Le terme d’errance a une connotation morale, comme si les juifs avaient « perdu la boussole ». Certes les juifs ont été déportés et déplacés ou chassés de nombreuses fois, et ils ont également parfois choisi de voyager. Mais associer ces déplacements à un manque de qualités humaines n’est pas juste. A travers ces voyages, le peuple Juif est volontairement allé au contact des autres peuples. Il s’est enrichi culturellement, technologiquement et spirituellement de tous ses déplacements, de tous ses rapprochements avec les autres populations. Ces rapprochements  n’ont en rien altéré l’identité juive. Au contraire, ils l’ont enrichie au plus profond d’elle-même. L’identité juive en est devenue plus forte, plus sage, plus tolérante.

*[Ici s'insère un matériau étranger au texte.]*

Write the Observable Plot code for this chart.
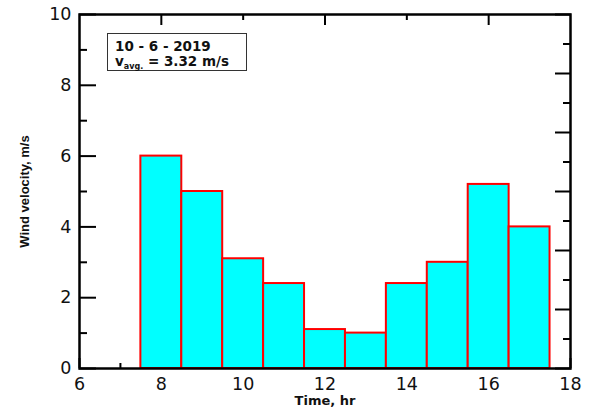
<!DOCTYPE html>
<html>
<head>
<meta charset="utf-8">
<script src="https://cdn.jsdelivr.net/npm/d3@7"></script>
<script src="https://cdn.jsdelivr.net/npm/@observablehq/plot@0.6"></script>
<style>
  body { margin: 0; background: #fff; }
  #wrap { position: relative; width: 592px; height: 411px; }
  #legend { position: absolute; left: 107px; top: 33px; width: 138px; height: 36px; border: 1.5px solid #333; box-sizing: content-box; font-family: "DejaVu Sans", sans-serif; font-weight: bold; font-size: 13.5px; line-height: 15px; color: #111; }
  #legend div { padding-left: 7px; white-space: nowrap; }
  #legend sub { font-size: 8px; vertical-align: -3px; line-height: 0; }
</style>
</head>
<body>
<div id="wrap">
  <div id="chart"></div>
  <div id="legend"><div style="margin-top:5px">10 - 6 - 2019</div><div>v<sub>avg.</sub> = 3.32 m/s</div></div>
</div>
<script>
const hours = [8, 9, 10, 11, 12, 13, 14, 15, 16, 17];
const velocity = [6.0, 5.0, 3.1, 2.4, 1.1, 1.0, 2.4, 3.0, 5.2, 4.0];
const xTickLabels = [6, 8, 10, 12, 14, 16, 18];
const yTickLabels = [0, 2, 4, 6, 8, 10];
const yMinor = [1, 3, 5, 7, 9];
const xMinor = [7, 9, 11, 13, 15, 17];
const topLong = [8, 12, 16];
const topShort = [10, 14];
const rightDivisions = 12;

const data = hours.map((h, i) => ({hour: h, v: velocity[i]}));
const rightMajor = d3.range(0, rightDivisions + 1, 2).map(k => k * 10 / rightDivisions);
const rightMinor = d3.range(1, rightDivisions, 2).map(k => k * 10 / rightDivisions);

const tickFont = "DejaVu Sans, sans-serif";
const chart = Plot.plot({
  width: 592,
  height: 411,
  marginLeft: 79,
  marginRight: 22,
  marginTop: 14,
  marginBottom: 43,
  style: {fontFamily: "Liberation Sans, Arial, sans-serif", background: "white"},
  x: {domain: [6, 18]},
  y: {domain: [0, 10]},
  marks: [
    Plot.axisY({ticks: yTickLabels, tickSize: 0, tickPadding: 8, fontSize: 17.5, fontFamily: tickFont, label: null, fill: "#111"}),
    Plot.axisX({ticks: xTickLabels, tickSize: 0, tickPadding: 9, fontSize: 17.5, fontFamily: tickFont, label: null, fill: "#111"}),
    Plot.axisY({ticks: yTickLabels, tickSize: -17, fill: "none", strokeWidth: 2, label: null}),
    Plot.axisY({ticks: yMinor, tickSize: -8, fill: "none", strokeWidth: 2, label: null}),
    Plot.axisY({anchor: "right", ticks: rightMajor, tickSize: -16, fill: "none", strokeWidth: 2, label: null}),
    Plot.axisY({anchor: "right", ticks: rightMinor, tickSize: -8, fill: "none", strokeWidth: 2, label: null}),
    Plot.axisX({anchor: "top", ticks: topLong, tickSize: -10, fill: "none", strokeWidth: 2, label: null}),
    Plot.axisX({anchor: "top", ticks: topShort, tickSize: -5, fill: "none", strokeWidth: 2, label: null}),
    Plot.axisX({ticks: xMinor, tickSize: -5, fill: "none", strokeWidth: 2, label: null}),
    Plot.axisX({ticks: xTickLabels, tickSize: -10, fill: "none", strokeWidth: 2, label: null}),
    Plot.rectY(data, {x1: d => d.hour - 0.5, x2: d => d.hour + 0.5, y1: 0, y2: "v", fill: "#00ffff", stroke: "#ff0000", strokeWidth: 2}),
    Plot.frame({stroke: "#000", strokeWidth: 2.5}),
    Plot.text(["Wind velocity, m/s"], {frameAnchor: "left", textAnchor: "middle", dx: -55, rotate: -90, fontSize: 13, fontWeight: "bold", fill: "#111"}),
    Plot.text(["Time, hr"], {frameAnchor: "bottom", dy: 36.5, fontSize: 13, fontWeight: "bold", fontFamily: tickFont, fill: "#111"})
  ]
});
document.getElementById("chart").appendChild(chart);
</script>
</body>
</html>
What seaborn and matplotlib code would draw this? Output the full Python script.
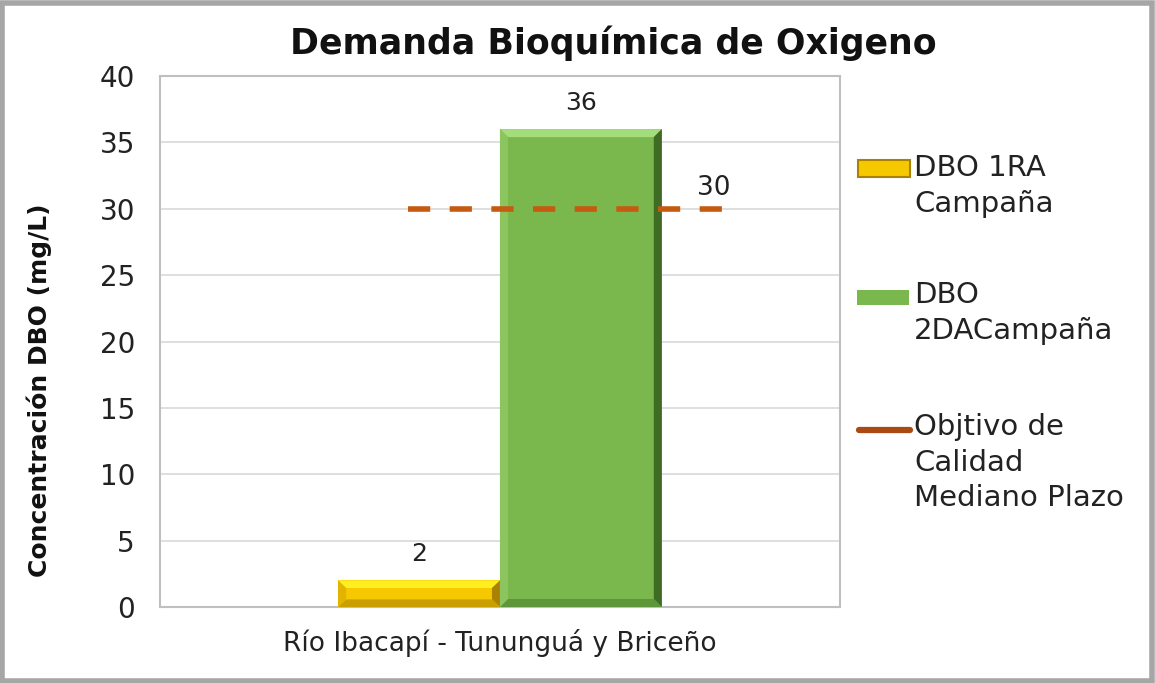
import matplotlib
matplotlib.use("Agg")
import matplotlib.pyplot as plt
import pandas as pd
import seaborn as sns
from matplotlib.lines import Line2D
from matplotlib.patches import Polygon, Rectangle

categories = ["Río Ibacapí - Tununguá y Briceño"]
series_names = ["DBO 1RA\nCampaña", "DBO\n2DACampaña"]
dbo_1ra = [2]
dbo_2da = [36]
objetivo = 30
objetivo_name = "Objtivo de\nCalidad\nMediano Plazo"
y_ticks = [0, 5, 10, 15, 20, 25, 30, 35, 40]

df = pd.DataFrame({
    "sitio": categories * 2,
    "serie": [series_names[0]] * len(dbo_1ra) + [series_names[1]] * len(dbo_2da),
    "valor": dbo_1ra + dbo_2da,
})

sns.set_theme(style="white")
plt.rcParams["font.family"] = ["DejaVu Sans"]

colors = {series_names[0]: "#F5C800", series_names[1]: "#7AB74C"}
# colores del bisel: arriba, derecha, abajo, izquierda
bevel = {
    series_names[0]: ["#FFEE20", "#A88200", "#C9A000", "#E0B400"],
    series_names[1]: ["#A4DD7C", "#3F6B25", "#5E963A", "#8CC55E"],
}

fig = plt.figure(figsize=(11.55, 6.83), dpi=100)
ax = fig.add_axes([0.1385, 0.1113, 0.5887, 0.7774])

sns.barplot(data=df, x="sitio", y="valor", hue="serie", palette=colors,
            saturation=1, width=0.476, dodge=True, legend=False, ax=ax, zorder=3)

ax.set_xlim(-0.5, 0.5)
ax.set_ylim(0, 40)

# grosor del bisel en unidades de datos (~8 px)
bx_t = 8 / 680
by_t = 8 / 531 * 40
for bar, name in list(zip(ax.patches, series_names)):
    bar.set_edgecolor("none")
    x0, w, h = bar.get_x(), bar.get_width(), bar.get_height()
    x1 = x0 + w
    t = min(by_t, h / 3.5)
    c_top, c_right, c_bot, c_left = bevel[name]
    faces = [
        ([(x0, h), (x1, h), (x1 - bx_t, h - t), (x0 + bx_t, h - t)], c_top),
        ([(x1, h), (x1, 0), (x1 - bx_t, t), (x1 - bx_t, h - t)], c_right),
        ([(x0, 0), (x1, 0), (x1 - bx_t, t), (x0 + bx_t, t)], c_bot),
        ([(x0, h), (x0, 0), (x0 + bx_t, t), (x0 + bx_t, h - t)], c_left),
    ]
    for pts, c in faces:
        ax.add_patch(Polygon(pts, closed=True, facecolor=c, edgecolor="none",
                             zorder=3.5))
    ax.text(x0 + w / 2, h + 1.1, f"{h:g}", ha="center", va="bottom",
            fontsize=18, color="#222222")

# linea del objetivo de calidad
lx0 = -0.135
lx1 = 0.335
ax.plot([lx0, lx1], [objetivo, objetivo], color="#C55A11", lw=4,
        dashes=(4, 3.5), zorder=4)
ax.text(lx1 - 0.02, objetivo + 0.6, f"{objetivo}", ha="center", va="bottom",
        fontsize=19, color="#222222")

ax.set_yticks(y_ticks)
ax.yaxis.grid(True, color="#D9D9D9", lw=1.2)
ax.set_axisbelow(True)
for s in ax.spines.values():
    s.set_color("#BFBFBF")
    s.set_linewidth(1.5)
ax.tick_params(axis="y", labelsize=20, colors="#222222", length=0, pad=18)
ax.tick_params(axis="x", labelsize=19, colors="#222222", length=0, pad=16)
ax.set_xlabel("")
ax.set_ylabel("Concentración DBO (mg/L)", fontsize=18, fontweight="bold",
              color="#111111")
ax.yaxis.set_label_coords(-0.159, 0.409)

fig.text(0.531, 0.937, "Demanda Bioquímica de Oxigeno", ha="center", va="center",
         fontsize=25, fontweight="bold", color="#111111")

# leyenda al estilo de Excel: simbolo alineado con la primera linea del texto
W, H = 1155, 683


def fx(px):
    return px / W


def fy(py):
    return 1 - py / H


leg_y = [171, 298, 430]
fig.add_artist(Rectangle((fx(858), fy(177)), fx(52), 17 / H, transform=fig.transFigure,
                         facecolor=colors[series_names[0]], edgecolor="#A88200", lw=1.5))
fig.add_artist(Rectangle((fx(857), fy(305)), fx(52), 15 / H, transform=fig.transFigure,
                         facecolor=colors[series_names[1]], edgecolor="none"))
fig.add_artist(Line2D([fx(859), fx(910)], [fy(430), fy(430)], transform=fig.transFigure,
                      color="#A94A12", lw=4.5, solid_capstyle="round"))
for y, label in zip(leg_y, series_names + [objetivo_name]):
    fig.text(fx(914), fy(y - 17), label, ha="left", va="top", fontsize=21,
             color="#222222", linespacing=1.35)

fig.add_artist(Rectangle((0.002, 0.003), 0.995, 0.993, transform=fig.transFigure,
                         fill=False, edgecolor="#A6A6A6", lw=4))

fig.savefig("out.png", dpi=100)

Pour faire le lien avec Abraham, citons un autre verset de la paracha le concernant :

Béréchit 12:3. « Je bénirai ceux qui te béniront, et ceux qui t’outrageront, je les maudirai; et par toi seront bénies toutes les familles de la Terre. »

En 1999, Danièle Hervieu-Léger, sociologue des religions, a écrit un livre intitulé « Le pèlerin et le converti ». Cet auteur a beaucoup travaillé sur les problèmes de transmission, de conversion et de formation des identités religieuses. Elle suggère que nous entreprenions un voyage au fond de notre propre identité et que nous allions vers l’autre afin d’accéder à un enrichissement spirituel mutuel. Une autre forme de voyage.

Apprenons à tirer parti de tout type de voyage. Songeons souvent à celui d’Abram et Saraï.